I just requested what we still had from the house construction at home, so the normal 25mm PVC pipes that are usually installed indoors.


No, but I simply laid as many pipes as fit through my 100mm KG pipe (I have to go under the garage). That means I have a connection for 4 zones and could lay more if necessary, since our garage will be paved. So I can always pull more lines through the garage if needed.


As far as I remember, about 6000L/h at 10m delivery height (I have maybe 3m).


I installed 2 sockets with electrical boxes exactly above the control box and laid empty conduits between the box and sockets. I will charge the batteries of my tools at these sockets.


I have a pump shaft for the drainage and, if anything, supply drainage water. Fresh water for the cistern is therefore not planned, and if so, via a normal outdoor faucet.
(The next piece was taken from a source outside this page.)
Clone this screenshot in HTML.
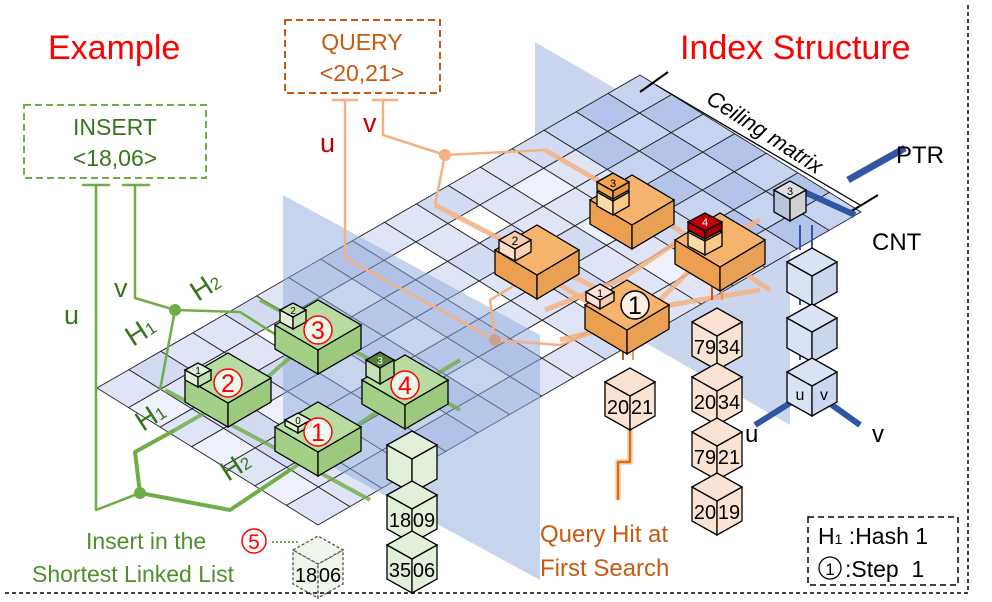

But I just wanted to give, for example, a few tips on how I solved it.
 

rick2018

2019-09-02 08:46:27
  • #6
So, by chance the better variant was chosen for the pipes. Regarding the pump. A pump with 6 bar cannot manage a 10 meter height difference. Take a look at your pump diagram to see how much water it delivers at 3-4 meters. Maybe you can upgrade your defective one to a more suitable model. If necessary, you can also branch off behind the garage and install another valve box with control there. There seems to be reserves available. How do you control the valves? Surely you don't want to press them manually all the time?